The Third Circuit explicitly did not reach whether the insurers could satisfy the more stringent standards for appellate standing, reversing solely on the lower courts’ failure to grant the insurers bankruptcy court standing to be heard on their plan objections below.  In a footnote, however, the Court admonished “that the implications of our decision in Congoleum [holding that insurers had appellate standing where the integrity of the bankruptcy system was at stake] be taken into account” in the event of a future appeal after remand. 

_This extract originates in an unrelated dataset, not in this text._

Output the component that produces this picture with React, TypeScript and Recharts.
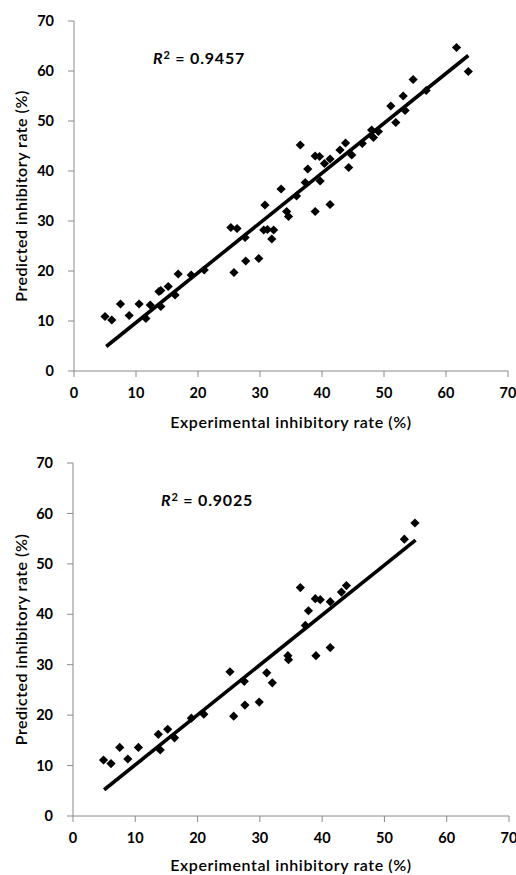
import { Label, Scatter, ScatterChart, XAxis, YAxis } from "recharts";

const AXIS_TICKS = [0, 10, 20, 30, 40, 50, 60, 70];

// training set: experimental vs predicted inhibitory rate (%)
const TRAIN_EXP = [
  5.0, 6.1, 7.5, 8.9, 10.5, 11.6, 12.3, 13.7, 14.0, 14.0, 15.2, 16.3, 16.8, 18.9,
  21.0, 25.3, 26.3, 25.8, 27.6, 27.7, 29.8, 30.8, 30.6, 31.2, 32.2, 31.9, 33.4,
  34.3, 34.6, 35.9, 36.5, 37.3, 37.7, 38.9, 39.6, 38.9, 39.7, 40.4, 41.3, 41.3,
  42.9, 43.8, 44.8, 44.3, 46.5, 48.0, 48.3, 49.1, 51.9, 51.1, 53.1, 53.4, 54.7,
  56.8, 61.7, 63.6,
];
const TRAIN_PRED = [
  10.9, 10.2, 13.4, 11.1, 13.4, 10.5, 13.2, 15.9, 16.1, 12.9, 16.9, 15.2, 19.4, 19.2,
  20.2, 28.7, 28.5, 19.7, 26.7, 22.0, 22.5, 33.2, 28.2, 28.3, 28.2, 26.4, 36.4,
  31.9, 30.9, 35.0, 45.2, 37.7, 40.4, 43.0, 42.9, 31.9, 38.0, 41.5, 42.4, 33.3,
  44.2, 45.6, 43.2, 40.7, 45.5, 48.2, 46.7, 47.9, 49.7, 53.0, 55.0, 52.1, 58.3,
  56.1, 64.7, 59.9,
];

// test set
const TEST_EXP = [
  4.9, 6.1, 7.5, 8.8, 10.5, 13.7, 14.0, 15.2, 16.3, 19.0, 21.0, 25.2, 25.8, 27.6,
  27.5, 29.9, 31.1, 32.0, 34.5, 34.6, 36.5, 37.3, 37.8, 38.9, 39.7, 39.0, 41.3,
  41.3, 43.1, 43.9, 53.2, 54.9,
];
const TEST_PRED = [
  11.1, 10.4, 13.6, 11.3, 13.6, 16.2, 13.1, 17.2, 15.5, 19.4, 20.2, 28.6, 19.8, 22.0,
  26.7, 22.6, 28.4, 26.4, 31.8, 31.0, 45.3, 37.8, 40.7, 43.1, 42.9, 31.8, 42.5,
  33.4, 44.4, 45.7, 54.9, 58.1,
];

// fitted trend line end points
const TRAIN_FIT_X = [5.2, 63.6];
const TRAIN_FIT_Y = [4.9, 63.1];
const TEST_FIT_X = [5.0, 55.0];
const TEST_FIT_Y = [5.2, 54.7];

const zip = (xs: number[], ys: number[]) => xs.map((x, i) => ({ x, y: ys[i] }));

const FONT = "Lato, 'Open Sans', sans-serif";
const AXIS_GRAY = "#8a8a8a";
const tickStyle = { fill: "#000", fontSize: 14.5, fontWeight: 700, fontFamily: FONT };

const Diamond = (props: any) => {
  const { cx, cy } = props;
  if (cx == null || cy == null) return <g />;
  const r = 4.6;
  return (
    <path
      d={`M${cx},${cy - r}L${cx + r},${cy}L${cx},${cy + r}L${cx - r},${cy}Z`}
      fill="#000"
    />
  );
};

type PanelProps = {
  points: { x: number; y: number }[];
  fit: { x: number; y: number }[];
  height: number;
  margin: { top: number; right: number; left: number; bottom: number };
  yWidth: number;
  xHeight: number;
  titleOffset: number;
};

function Panel({ points, fit, height, margin, yWidth, xHeight, titleOffset }: PanelProps) {
  return (
    <ScatterChart width={516} height={height} margin={margin}>
      <XAxis
        type="number"
        dataKey="x"
        domain={[0, 70]}
        ticks={AXIS_TICKS}
        interval={0}
        height={xHeight}
        tickSize={6}
        tickMargin={11}
        tick={tickStyle}
        stroke={AXIS_GRAY}
        tickLine={{ stroke: AXIS_GRAY }}
        allowDataOverflow
      >
        <Label
          content={({ viewBox }: any) => (
            <text
              x={viewBox.x + viewBox.width / 2}
              y={viewBox.y + titleOffset}
              textAnchor="middle"
              fontSize={16}
              fontWeight={600}
              letterSpacing={0.6}
              fontFamily={FONT}
              fill="#000"
            >
              Experimental inhibitory rate (%)
            </text>
          )}
        />
      </XAxis>
      <YAxis
        type="number"
        dataKey="y"
        domain={[0, 70]}
        ticks={AXIS_TICKS}
        interval={0}
        width={yWidth}
        tickSize={6}
        tickMargin={14}
        tick={tickStyle}
        stroke={AXIS_GRAY}
        tickLine={{ stroke: AXIS_GRAY }}
        allowDataOverflow
      >
        <Label
          content={({ viewBox }: any) => {
            const cx = viewBox.x + 27;
            const cy = viewBox.y + viewBox.height / 2;
            return (
              <text
                x={cx}
                y={cy}
                transform={`rotate(-90 ${cx} ${cy})`}
                textAnchor="middle"
                fontSize={16}
                fontWeight={600}
                letterSpacing={0.5}
                fontFamily={FONT}
                fill="#000"
              >
                Predicted inhibitory rate (%)
              </text>
            );
          }}
        />
      </YAxis>
      <Scatter
        data={fit}
        line={{ stroke: "#000", strokeWidth: 3.6 }}
        shape={() => <g />}
        isAnimationActive={false}
      />
      <Scatter data={points} shape={Diamond} isAnimationActive={false} />
    </ScatterChart>
  );
}

const r2Style: React.CSSProperties = {
  position: "absolute",
  fontFamily: FONT,
  fontWeight: 700,
  fontSize: 16,
  letterSpacing: 0.8,
  lineHeight: "18px",
  color: "#000",
  whiteSpace: "nowrap",
};

function R2({ left, top, value }: { left: number; top: number; value: string }) {
  return (
    <div style={{ ...r2Style, left, top }}>
      <i>R</i>
      <span style={{ fontSize: 11, verticalAlign: "5px" }}>2</span> = {value}
    </div>
  );
}

export default function App() {
  return (
    <div
      style={{
        position: "absolute",
        left: 0,
        top: 0,
        width: 516,
        height: 875,
        background: "#fff",
        overflow: "hidden",
      }}
    >
      <div style={{ position: "absolute", left: 0, top: 0 }}>
        <Panel
          points={zip(TRAIN_EXP, TRAIN_PRED)}
          fit={zip(TRAIN_FIT_X, TRAIN_FIT_Y)}
          height={440}
          margin={{ top: 21, right: 8, left: 0, bottom: 9 }}
          yWidth={74}
          xHeight={60}
          titleOffset={57}
        />
      </div>
      <div style={{ position: "absolute", left: 0, top: 440 }}>
        <Panel
          points={zip(TEST_EXP, TEST_PRED)}
          fit={zip(TEST_FIT_X, TEST_FIT_Y)}
          height={435}
          margin={{ top: 23, right: 7, left: 0, bottom: 0 }}
          yWidth={73}
          xHeight={59}
          titleOffset={55}
        />
      </div>
      <R2 left={153} top={46} value="0.9457" />
      <R2 left={161} top={488} value="0.9025" />
    </div>
  );
}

The dissenting opinion noted that the insurers were not injured by plan confirmation because the plan preserved insurers’ rights to contest coverage for claims paid by the silica trust.  Moreover, granting the insurers standing, the dissent worried, would open the floodgates to self-serving challenges to plan confirmation in future cases imperiling the Bankruptcy Code’s purpose to foster reorganizations.  “[T]o say that an insurance company is worried that its risk for future indemnity obligations might be larger than it projected when it established the insurance policy is another way of describing the leitmotif of the insurance industry within its normal course of business.”

On May 16, 2011, the Second Circuit reached a similar result in In re Heating Oil Partners, LP, 2011 WL 1837820.  There, the Court concluded that a liability insurer had standing to bring a motion in bankruptcy court seeking an order declaring void a default judgment entered against the insured debtor.  The judgment creditor argued that the insurer lacked standing as a third party to the bankruptcy proceedings to invoke the protections of the debtor’s discharge injunction or the automatic stay.   The Second Circuit reasoned that the judgment creditor sought to satisfy its judgment with the debtor’s insurance coverage.  The insurer’s motion had a “direct impact” on whether the insurer would be required to pay indemnity.  Thus, “[w]ithout a doubt,” the insurer’s “personal stake” made the insurer a party in interest pursuant to Section 1109(b). 

Taken together, these two circuit level decisions create a dramatic trend away from the approach adopted by many lower courts to insurer standing in Chapter 11 cases.  These decisions will give insurers new ammunition in pursuing their stake in an insured’s bankruptcy, not just in important jurisdictions bound by these rulings such as the District of Delaware and the Southern District of New York, but also around the country.  Additionally, debtors and their creditors seeking to make use of insurance proceeds to pay claims will need to reevaluate their approach and inclusion of insurers in the bargaining process.